The contemporary version that was created was the archive of impossible objects, which showcased a couple of weird objects, including:
1. Hyperboloid (Dichronauts)
2. Toroidal world (Anders Sandberg)
3. Cuboid earth (Karen Masters)
4. Flat earth
It invites people to interpret reality in their own way, to think about alternative realities and thus ways of living. Other examples would be impossible objects that leveraged on optical illusions such as the Duckrabbit by Simon Cunningham. Objects are explored in a spectrum (e.g., real, have being, ideal, etc) and labeled as impossible objects (avoiding the term “weird”).
Some were made by machines, particularly quantum computing. It opens door for new concepts; challenging Newtonian mindset and affecting how students think about their practice. It’s also a way to bring quantum related ideas to a wider audience.
One interesting experiment that facilitates the exploration of possible alternate realities would be the Universe Splitter app and the trash-picking experiment in NYC; both gives a tangible example of how different things might be had things were decided differently.

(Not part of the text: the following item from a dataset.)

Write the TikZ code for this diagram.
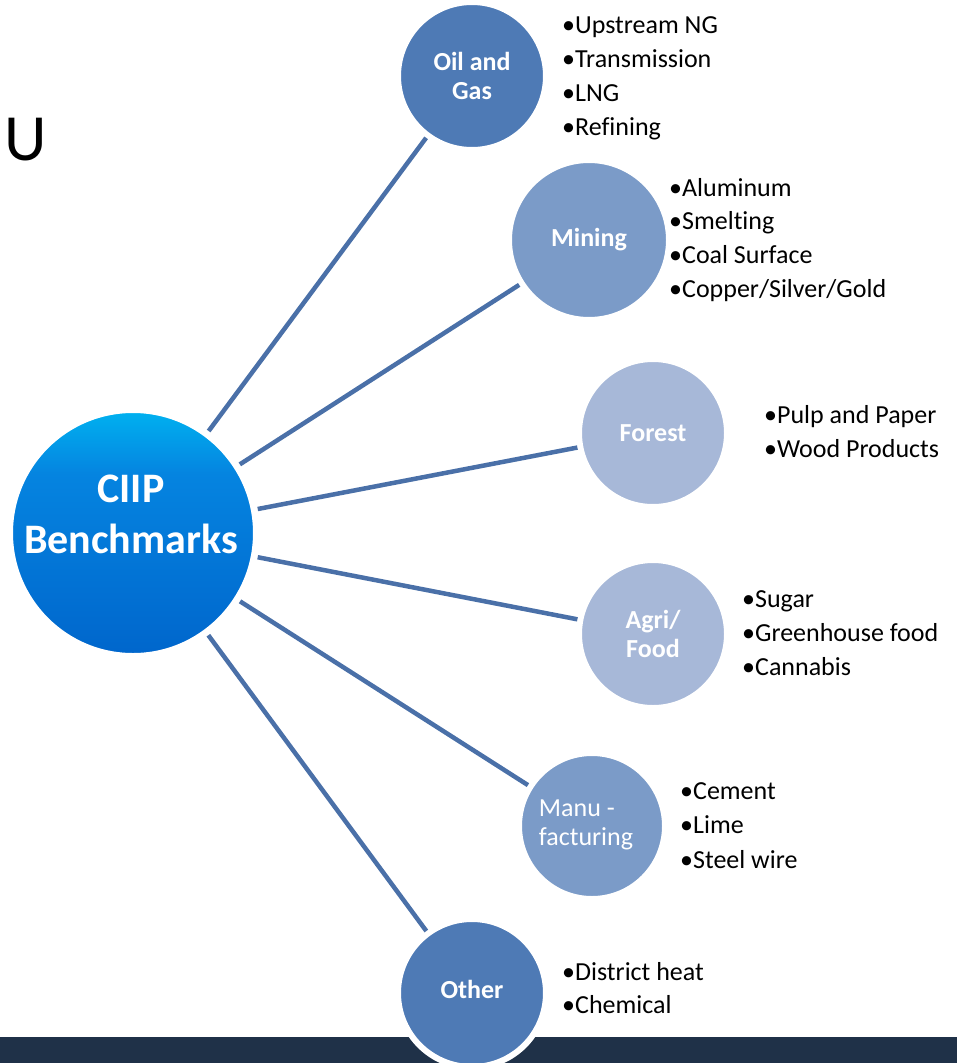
\documentclass[tikz,border=0pt]{standalone}
\usepackage{fontspec}
\setmainfont{Carlito}[Ligatures=NoCommon]
\definecolor{cDark}{HTML}{4E7AB5}
\definecolor{cMid}{HTML}{7B9BC8}
\definecolor{cLight}{HTML}{A7B8D8}
\definecolor{lineC}{HTML}{4A70A8}
\definecolor{barC}{HTML}{1F3148}
\definecolor{cTop}{HTML}{00B2F0}
\definecolor{cUp}{HTML}{0584E0}
\definecolor{cBot}{HTML}{0066CC}
\pgfdeclareverticalshading{ciip}{100bp}{color(0bp)=(cBot); color(25bp)=(cBot); color(62bp)=(cUp); color(75bp)=(cTop); color(100bp)=(cTop)}
\begin{document}
\begin{tikzpicture}[x=1pt,y=-1pt,
  bubble/.style={circle, draw=white, line width=6pt, inner sep=0pt, text=white,
    font=\bfseries\fontsize{26}{29}\selectfont, align=center, minimum size=148pt},
  item/.style={anchor=base west, inner sep=0pt, font=\fontsize{26}{34}\selectfont},
  link/.style={draw=lineC, line width=4.5pt}]
\useasboundingbox (0,0) rectangle (957,1063);
\fill[barC] (0,1037) rectangle (957,1063);
\node[anchor=base west, inner sep=0pt, font=\fontsize{66}{66}\selectfont] (u) at (4,160) {U};
% central
\node[circle, draw=white, line width=7pt, shading=ciip, minimum size=247pt, inner sep=0pt] (c) at (133,533) {};
\node[text=white, font=\bfseries\fontsize{42}{51}\selectfont, align=center, inner sep=0pt] (ctext) at (131,514) {CIIP\\Benchmarks};
% sectors
\node[bubble, fill=cDark] (oil) at (472,76) {Oil and\\Gas};
\node[bubble, fill=cMid, minimum size=160pt] (min) at (589,240) {Mining};
\node[bubble, fill=cLight] (for) at (653,433) {Forest};
\node[bubble, fill=cLight] (agr) at (653,634) {Agri/\\Food};
\node[bubble, fill=cMid, minimum size=146pt] (man) at (592,826) {};
\node[text=white, font=\fontsize{26}{29}\selectfont, align=left, inner sep=0pt] (mantext) at (586,825) {Manu -\\facturing};
\node[bubble, fill=cDark, text depth=8pt] (oth) at (472,993) {Other};
% links
\foreach \n in {oil,min,for,agr,man,oth} \draw[link] (c) -- (\n);
% lists
\foreach \t [count=\i from 0] in {Upstream NG, Transmission, LNG, Refining}
  \node[item] (oil-\i) at (562, 33+34.3*\i) {•\t};
\foreach \t [count=\i from 0] in {Aluminum, Smelting, Coal Surface, Copper/Silver/Gold}
  \node[item] (min-\i) at (669, 196+33.7*\i) {•\t};
\foreach \t [count=\i from 0] in {Pulp and Paper, Wood Products}
  \node[item] (for-\i) at (764, 423+34*\i) {•\t};
\foreach \t [count=\i from 0] in {Sugar, Greenhouse food, Cannabis}
  \node[item] (agr-\i) at (742, 607+34*\i) {•\t};
\foreach \t [count=\i from 0] in {Cement, Lime, Steel wire}
  \node[item] (man-\i) at (680, 799+34.5*\i) {•\t};
\foreach \t [count=\i from 0] in {District heat, Chemical}
  \node[item] (oth-\i) at (562, 980+33.5*\i) {•\t};
\end{tikzpicture}
\end{document}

The concept is intriguing and something that should be fostered. This is because our reality now is shaped predominantly by commercial pop culture projected by corporations, reinforcing conventions or narratives that are suitable for the power that be. Society needs to be exposed to all sorts of impossible objects so we could leapfrog into a future that is beyond our imagination and hopefully one that transcends our consciousness higher resulting to a better version of reality.